Ben-Gurion was joined in Tel Aviv by 36 members of the Provisional State Council to sign the Declaration of Independence. Together, below a portrait of Theodor Herzl, whose vision inspired the creation of Israel, they established the Jewish state and secured the Jewish future.

Herzl—though he died more than 40 years by the time Israel was established—was instrumental in building a broad base of tangible support behind the idea of a Jewish state in the desert. In his prolific writings, he argued that Jews needed to return to Israel to escape oppression and bigotry. He believed that Jews could not defeat antisemitism, but with a secure homeland, they could safeguard themselves from it. His legacy remains central to the celebrations on Yom Ha’atzmaut as his ideals remain a guiding light for Zionists worldwide.

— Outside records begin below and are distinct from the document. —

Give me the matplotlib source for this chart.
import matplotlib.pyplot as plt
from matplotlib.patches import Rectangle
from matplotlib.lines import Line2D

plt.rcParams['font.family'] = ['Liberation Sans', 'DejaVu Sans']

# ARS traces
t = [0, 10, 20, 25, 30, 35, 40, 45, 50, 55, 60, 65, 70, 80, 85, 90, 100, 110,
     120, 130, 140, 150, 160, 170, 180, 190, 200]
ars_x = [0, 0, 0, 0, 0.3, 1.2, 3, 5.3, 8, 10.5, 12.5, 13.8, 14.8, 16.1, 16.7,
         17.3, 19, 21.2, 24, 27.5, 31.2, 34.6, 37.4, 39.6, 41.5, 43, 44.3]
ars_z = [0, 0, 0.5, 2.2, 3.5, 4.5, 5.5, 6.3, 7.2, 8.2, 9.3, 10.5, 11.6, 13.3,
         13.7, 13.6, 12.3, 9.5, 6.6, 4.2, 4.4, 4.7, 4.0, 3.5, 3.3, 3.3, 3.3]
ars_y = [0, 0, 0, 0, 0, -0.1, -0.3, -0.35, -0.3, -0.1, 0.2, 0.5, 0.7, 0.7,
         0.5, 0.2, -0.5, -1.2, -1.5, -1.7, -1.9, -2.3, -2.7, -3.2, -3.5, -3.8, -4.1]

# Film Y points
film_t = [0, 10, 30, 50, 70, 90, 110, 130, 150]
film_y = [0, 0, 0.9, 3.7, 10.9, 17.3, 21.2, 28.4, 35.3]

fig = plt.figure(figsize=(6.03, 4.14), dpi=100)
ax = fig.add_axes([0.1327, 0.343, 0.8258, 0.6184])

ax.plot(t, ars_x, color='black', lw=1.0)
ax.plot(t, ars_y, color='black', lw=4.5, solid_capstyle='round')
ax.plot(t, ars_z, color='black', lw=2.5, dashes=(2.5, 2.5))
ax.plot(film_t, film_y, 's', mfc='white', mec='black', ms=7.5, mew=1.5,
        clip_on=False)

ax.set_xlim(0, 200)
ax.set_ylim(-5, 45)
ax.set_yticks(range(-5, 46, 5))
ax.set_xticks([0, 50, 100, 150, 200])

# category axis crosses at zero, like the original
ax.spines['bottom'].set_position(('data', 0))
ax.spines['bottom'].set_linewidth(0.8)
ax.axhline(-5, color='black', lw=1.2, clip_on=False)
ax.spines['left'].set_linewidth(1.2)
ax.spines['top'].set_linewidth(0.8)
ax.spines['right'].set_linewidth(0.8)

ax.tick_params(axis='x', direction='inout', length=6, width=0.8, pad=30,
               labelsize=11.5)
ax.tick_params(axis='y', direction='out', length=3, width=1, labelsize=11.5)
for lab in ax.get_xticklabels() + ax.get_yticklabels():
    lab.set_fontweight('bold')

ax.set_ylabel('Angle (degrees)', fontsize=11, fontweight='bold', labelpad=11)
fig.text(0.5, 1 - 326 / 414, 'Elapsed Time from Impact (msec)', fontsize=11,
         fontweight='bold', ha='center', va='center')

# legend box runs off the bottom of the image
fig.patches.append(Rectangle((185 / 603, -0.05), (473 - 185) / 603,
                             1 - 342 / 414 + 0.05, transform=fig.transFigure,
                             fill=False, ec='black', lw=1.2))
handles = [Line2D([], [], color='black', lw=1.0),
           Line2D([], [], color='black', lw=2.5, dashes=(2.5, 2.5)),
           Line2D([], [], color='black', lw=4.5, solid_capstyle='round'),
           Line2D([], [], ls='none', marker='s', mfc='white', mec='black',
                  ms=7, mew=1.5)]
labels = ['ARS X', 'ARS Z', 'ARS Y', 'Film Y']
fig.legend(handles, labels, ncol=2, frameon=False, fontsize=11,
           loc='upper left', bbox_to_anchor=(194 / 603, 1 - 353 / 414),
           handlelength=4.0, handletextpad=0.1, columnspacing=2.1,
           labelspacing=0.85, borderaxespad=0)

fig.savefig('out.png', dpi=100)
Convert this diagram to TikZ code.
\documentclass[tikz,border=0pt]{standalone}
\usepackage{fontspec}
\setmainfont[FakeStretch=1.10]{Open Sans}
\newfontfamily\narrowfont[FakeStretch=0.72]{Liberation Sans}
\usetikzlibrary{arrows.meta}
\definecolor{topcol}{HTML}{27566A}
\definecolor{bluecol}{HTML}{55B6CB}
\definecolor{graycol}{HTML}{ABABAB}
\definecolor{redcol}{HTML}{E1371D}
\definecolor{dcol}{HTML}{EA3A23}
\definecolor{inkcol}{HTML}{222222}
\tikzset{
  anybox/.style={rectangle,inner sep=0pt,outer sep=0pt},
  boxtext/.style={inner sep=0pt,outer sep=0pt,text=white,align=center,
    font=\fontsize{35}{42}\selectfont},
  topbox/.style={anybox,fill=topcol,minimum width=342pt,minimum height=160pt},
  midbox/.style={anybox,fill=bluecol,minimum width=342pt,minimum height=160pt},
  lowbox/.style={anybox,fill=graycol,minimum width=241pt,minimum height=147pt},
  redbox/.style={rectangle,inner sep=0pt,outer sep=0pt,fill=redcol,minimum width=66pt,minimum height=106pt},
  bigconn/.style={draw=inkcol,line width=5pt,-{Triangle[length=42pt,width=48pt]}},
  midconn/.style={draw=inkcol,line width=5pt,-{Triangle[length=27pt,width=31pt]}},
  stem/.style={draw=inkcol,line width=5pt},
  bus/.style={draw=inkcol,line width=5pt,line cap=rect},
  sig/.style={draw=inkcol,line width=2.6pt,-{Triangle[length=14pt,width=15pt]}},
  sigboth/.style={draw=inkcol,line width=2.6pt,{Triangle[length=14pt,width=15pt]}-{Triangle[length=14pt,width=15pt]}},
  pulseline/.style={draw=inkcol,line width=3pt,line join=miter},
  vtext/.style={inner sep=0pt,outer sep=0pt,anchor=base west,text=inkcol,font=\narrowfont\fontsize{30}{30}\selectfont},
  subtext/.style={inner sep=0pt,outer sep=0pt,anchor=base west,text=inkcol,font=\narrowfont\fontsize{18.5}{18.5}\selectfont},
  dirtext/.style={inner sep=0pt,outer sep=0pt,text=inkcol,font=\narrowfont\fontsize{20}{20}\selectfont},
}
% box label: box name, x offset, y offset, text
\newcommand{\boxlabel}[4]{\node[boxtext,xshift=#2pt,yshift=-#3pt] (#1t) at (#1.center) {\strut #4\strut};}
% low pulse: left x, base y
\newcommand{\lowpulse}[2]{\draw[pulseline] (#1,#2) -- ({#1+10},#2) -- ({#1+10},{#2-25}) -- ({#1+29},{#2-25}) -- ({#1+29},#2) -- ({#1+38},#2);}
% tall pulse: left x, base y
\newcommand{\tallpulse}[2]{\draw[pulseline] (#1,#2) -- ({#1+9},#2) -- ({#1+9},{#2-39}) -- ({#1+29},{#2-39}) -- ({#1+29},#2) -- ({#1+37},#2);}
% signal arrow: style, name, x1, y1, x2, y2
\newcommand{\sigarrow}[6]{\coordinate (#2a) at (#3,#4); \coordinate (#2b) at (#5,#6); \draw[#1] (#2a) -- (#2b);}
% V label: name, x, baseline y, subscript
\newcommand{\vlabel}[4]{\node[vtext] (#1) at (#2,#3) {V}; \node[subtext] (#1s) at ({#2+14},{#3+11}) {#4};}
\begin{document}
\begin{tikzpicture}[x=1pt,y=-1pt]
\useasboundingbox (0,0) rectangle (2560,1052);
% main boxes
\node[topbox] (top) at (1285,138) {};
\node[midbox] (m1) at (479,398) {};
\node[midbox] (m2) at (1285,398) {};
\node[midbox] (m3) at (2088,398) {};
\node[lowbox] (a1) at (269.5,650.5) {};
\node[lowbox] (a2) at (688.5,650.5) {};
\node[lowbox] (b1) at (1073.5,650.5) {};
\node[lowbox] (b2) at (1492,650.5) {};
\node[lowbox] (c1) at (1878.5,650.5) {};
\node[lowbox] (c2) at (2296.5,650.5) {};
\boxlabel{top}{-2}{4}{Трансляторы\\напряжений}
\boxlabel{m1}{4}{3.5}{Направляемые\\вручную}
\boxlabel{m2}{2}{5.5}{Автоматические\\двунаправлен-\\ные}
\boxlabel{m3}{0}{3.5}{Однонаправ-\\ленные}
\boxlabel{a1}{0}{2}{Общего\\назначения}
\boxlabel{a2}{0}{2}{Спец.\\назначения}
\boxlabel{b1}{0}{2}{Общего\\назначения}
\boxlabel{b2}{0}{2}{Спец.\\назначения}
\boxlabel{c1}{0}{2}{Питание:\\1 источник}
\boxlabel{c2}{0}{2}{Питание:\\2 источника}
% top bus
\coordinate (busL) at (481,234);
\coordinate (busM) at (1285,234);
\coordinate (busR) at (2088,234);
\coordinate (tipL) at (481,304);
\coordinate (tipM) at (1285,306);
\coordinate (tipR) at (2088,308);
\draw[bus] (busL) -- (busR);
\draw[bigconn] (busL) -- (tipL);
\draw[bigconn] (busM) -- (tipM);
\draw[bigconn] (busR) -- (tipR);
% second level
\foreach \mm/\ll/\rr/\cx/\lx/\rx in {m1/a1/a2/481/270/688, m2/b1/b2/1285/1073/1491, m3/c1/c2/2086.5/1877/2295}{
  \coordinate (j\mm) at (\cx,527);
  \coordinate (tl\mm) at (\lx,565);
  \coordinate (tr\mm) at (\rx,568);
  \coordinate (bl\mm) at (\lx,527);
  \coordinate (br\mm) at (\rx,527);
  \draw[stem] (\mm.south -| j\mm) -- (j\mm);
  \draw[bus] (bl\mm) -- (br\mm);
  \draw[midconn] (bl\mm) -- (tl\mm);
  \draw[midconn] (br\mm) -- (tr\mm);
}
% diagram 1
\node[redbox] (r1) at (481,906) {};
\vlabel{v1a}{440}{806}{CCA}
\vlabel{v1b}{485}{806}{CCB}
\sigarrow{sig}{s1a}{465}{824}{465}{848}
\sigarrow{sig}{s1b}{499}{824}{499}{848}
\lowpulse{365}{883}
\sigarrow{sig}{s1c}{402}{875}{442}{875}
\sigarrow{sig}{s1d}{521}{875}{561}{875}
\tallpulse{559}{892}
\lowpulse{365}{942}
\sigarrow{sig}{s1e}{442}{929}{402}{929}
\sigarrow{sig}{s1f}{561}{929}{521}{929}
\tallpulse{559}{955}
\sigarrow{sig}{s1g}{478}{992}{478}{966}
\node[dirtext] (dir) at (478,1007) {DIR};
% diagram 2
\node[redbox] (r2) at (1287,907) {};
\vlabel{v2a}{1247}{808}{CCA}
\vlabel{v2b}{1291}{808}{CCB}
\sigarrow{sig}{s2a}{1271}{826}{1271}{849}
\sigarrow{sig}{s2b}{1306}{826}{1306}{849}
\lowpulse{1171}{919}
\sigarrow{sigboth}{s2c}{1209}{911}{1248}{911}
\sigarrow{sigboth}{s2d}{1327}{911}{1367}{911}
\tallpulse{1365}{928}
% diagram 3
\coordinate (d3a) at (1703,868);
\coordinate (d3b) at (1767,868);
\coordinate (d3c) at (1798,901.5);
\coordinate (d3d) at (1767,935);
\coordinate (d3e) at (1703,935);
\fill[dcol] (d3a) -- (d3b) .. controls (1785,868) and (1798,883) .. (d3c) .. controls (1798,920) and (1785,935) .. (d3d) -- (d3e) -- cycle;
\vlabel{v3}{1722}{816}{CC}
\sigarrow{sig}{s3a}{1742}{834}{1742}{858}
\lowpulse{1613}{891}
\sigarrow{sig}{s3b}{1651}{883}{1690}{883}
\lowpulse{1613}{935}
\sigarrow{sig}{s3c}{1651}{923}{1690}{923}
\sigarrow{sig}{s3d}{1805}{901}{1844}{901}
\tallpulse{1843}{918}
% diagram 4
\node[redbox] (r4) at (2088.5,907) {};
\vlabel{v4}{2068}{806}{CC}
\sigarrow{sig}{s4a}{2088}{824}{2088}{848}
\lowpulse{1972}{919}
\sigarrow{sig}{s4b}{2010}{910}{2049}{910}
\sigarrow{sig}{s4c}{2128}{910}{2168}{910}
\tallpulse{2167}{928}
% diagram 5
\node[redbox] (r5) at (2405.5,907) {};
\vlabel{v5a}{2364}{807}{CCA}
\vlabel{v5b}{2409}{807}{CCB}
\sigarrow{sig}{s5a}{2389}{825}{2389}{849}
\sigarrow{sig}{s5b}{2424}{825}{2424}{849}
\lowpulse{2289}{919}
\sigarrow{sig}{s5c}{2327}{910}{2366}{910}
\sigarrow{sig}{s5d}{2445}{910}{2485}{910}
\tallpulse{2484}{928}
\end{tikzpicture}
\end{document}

Every year at the end of Israel’s Memorial Day, also known in Hebrew as Yom Hazikaron, thousands of Israelis gather together at Herzl’s burial site at the top of Mount Herzl to celebrate the beginning of Yom Ha’atzmaut. There, twelve Israelis are given the honor of ceremonially lighting twelve torches, symbolizing the Twelve Tribes of Israel and the unity of the nation.

As this ceremony is executed on the eve of Yom Ha’atzmaut, the day’s celebrations commence. Airplane and firework shows, parades, and dances begin across the land, kicking off festivities that will continue throughout all corners of the world until the following sundown.